GIVEN REQUEST:
Starting at the first line of the listing below, retype each line up to and including the one that contains "ax = fig.add_axes([0.177, 0.1664, 0.811, 0.811])". Leave pictures out.

RECORDED INFORMATION:
####

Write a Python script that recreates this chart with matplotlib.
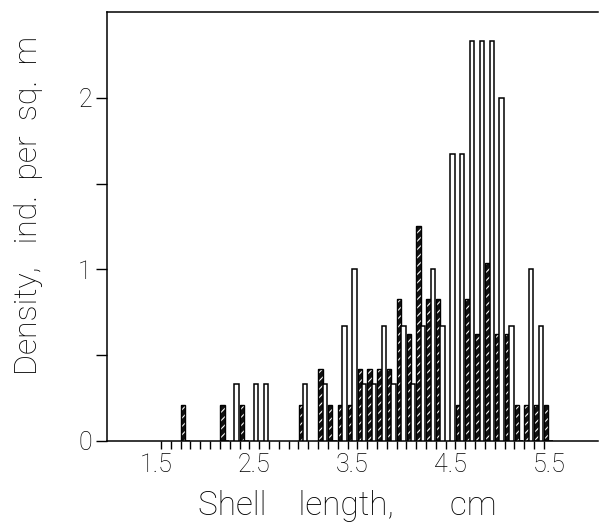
import numpy as np
import matplotlib.pyplot as plt

plt.rcParams['font.family'] = ['Roboto', 'DejaVu Sans']
plt.rcParams['font.weight'] = 'light'
plt.rcParams['axes.labelweight'] = 'light'
plt.rcParams['hatch.linewidth'] = 0.8

# shell length classes, cm
lengths = [1.8, 2.2, 2.3, 2.4, 2.5, 2.6, 3.0, 3.2, 3.3, 3.4, 3.5, 3.6, 3.7, 3.8, 3.9,
           4.0, 4.1, 4.2, 4.3, 4.4, 4.5, 4.6, 4.7, 4.8, 4.9, 5.0, 5.1, 5.2, 5.3, 5.4, 5.5]
# density, ind. per sq. m
dens_hatched = [0.21, 0.21, 0.0, 0.21, 0.0, 0.0, 0.21, 0.42, 0.21, 0.21, 0.21, 0.42, 0.42, 0.42, 0.42,
                0.83, 0.625, 1.25, 0.83, 0.83, 0.0, 0.21, 0.83, 0.625, 1.04, 0.625, 0.625, 0.21, 0.21, 0.21, 0.21]
dens_open = [0.0, 0.0, 0.33, 0.0, 0.33, 0.33, 0.33, 0.33, 0.0, 0.67, 1.0, 0.33, 0.33, 0.67, 0.33,
             0.67, 0.33, 0.67, 1.0, 0.67, 1.67, 1.67, 2.33, 2.33, 2.33, 2.0, 0.67, 0.0, 1.0, 0.67, 0.0]
xtick_labels = ["1.5", "2.5", "3.5", "4.5", "5.5"]

x = np.array(lengths)
w = 0.045

fig = plt.figure(figsize=(6.05, 5.29), dpi=100)
ax = fig.add_axes([0.177, 0.1664, 0.811, 0.811])

# hatched series: dark fill with light streaks, then a black outline
ax.bar(x - w - 0.003, dens_hatched, width=w, align="edge", color="#111111",
       edgecolor="white", hatch="////", linewidth=0, zorder=2)
ax.bar(x - w - 0.003, dens_hatched, width=w, align="edge", fill=False,
       edgecolor="black", linewidth=1.0, zorder=3)
# open series
ax.bar(x - 0.003, dens_open, width=w, align="edge", color="white",
       edgecolor="black", linewidth=1.1, zorder=4)

ax.set_xlim(1.0, 6.0)
ax.set_ylim(0, 2.5)

ax.spines["right"].set_visible(False)
for s in ["left", "bottom", "top"]:
    ax.spines[s].set_linewidth(1.1)

ax.set_xticks([1.5, 2.5, 3.5, 4.5, 5.5])
ax.set_xticklabels(xtick_labels)
ax.set_xticks(np.arange(1.55, 5.46, 0.1), minor=True)
ax.tick_params(axis="x", which="major", length=0, pad=9, labelsize=18)
ax.tick_params(axis="x", which="minor", length=6, width=1.0, direction="out")

ax.set_yticks([0, 1, 2])
ax.set_yticks([0.5, 1.5], minor=True)
ax.tick_params(axis="y", which="both", length=8, width=1.0, direction="out", pad=3, labelsize=18)

ax.set_xlabel("Shell    length,       cm", fontsize=24)
ax.set_ylabel("Density,   ind.  per  sq.  m", fontsize=23)
ax.xaxis.set_label_coords(0.49, -0.115)
ax.yaxis.set_label_coords(-0.13, 0.55)

fig.savefig("out.png", dpi=100)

####

RESULT FOR THIS EXERCISE:
Write a Python script that recreates this chart with matplotlib.
import numpy as np
import matplotlib.pyplot as plt

plt.rcParams['font.family'] = ['Roboto', 'DejaVu Sans']
plt.rcParams['font.weight'] = 'light'
plt.rcParams['axes.labelweight'] = 'light'
plt.rcParams['hatch.linewidth'] = 0.8

# shell length classes, cm
lengths = [1.8, 2.2, 2.3, 2.4, 2.5, 2.6, 3.0, 3.2, 3.3, 3.4, 3.5, 3.6, 3.7, 3.8, 3.9,
           4.0, 4.1, 4.2, 4.3, 4.4, 4.5, 4.6, 4.7, 4.8, 4.9, 5.0, 5.1, 5.2, 5.3, 5.4, 5.5]
# density, ind. per sq. m
dens_hatched = [0.21, 0.21, 0.0, 0.21, 0.0, 0.0, 0.21, 0.42, 0.21, 0.21, 0.21, 0.42, 0.42, 0.42, 0.42,
                0.83, 0.625, 1.25, 0.83, 0.83, 0.0, 0.21, 0.83, 0.625, 1.04, 0.625, 0.625, 0.21, 0.21, 0.21, 0.21]
dens_open = [0.0, 0.0, 0.33, 0.0, 0.33, 0.33, 0.33, 0.33, 0.0, 0.67, 1.0, 0.33, 0.33, 0.67, 0.33,
             0.67, 0.33, 0.67, 1.0, 0.67, 1.67, 1.67, 2.33, 2.33, 2.33, 2.0, 0.67, 0.0, 1.0, 0.67, 0.0]
xtick_labels = ["1.5", "2.5", "3.5", "4.5", "5.5"]

x = np.array(lengths)
w = 0.045

fig = plt.figure(figsize=(6.05, 5.29), dpi=100)
ax = fig.add_axes([0.177, 0.1664, 0.811, 0.811])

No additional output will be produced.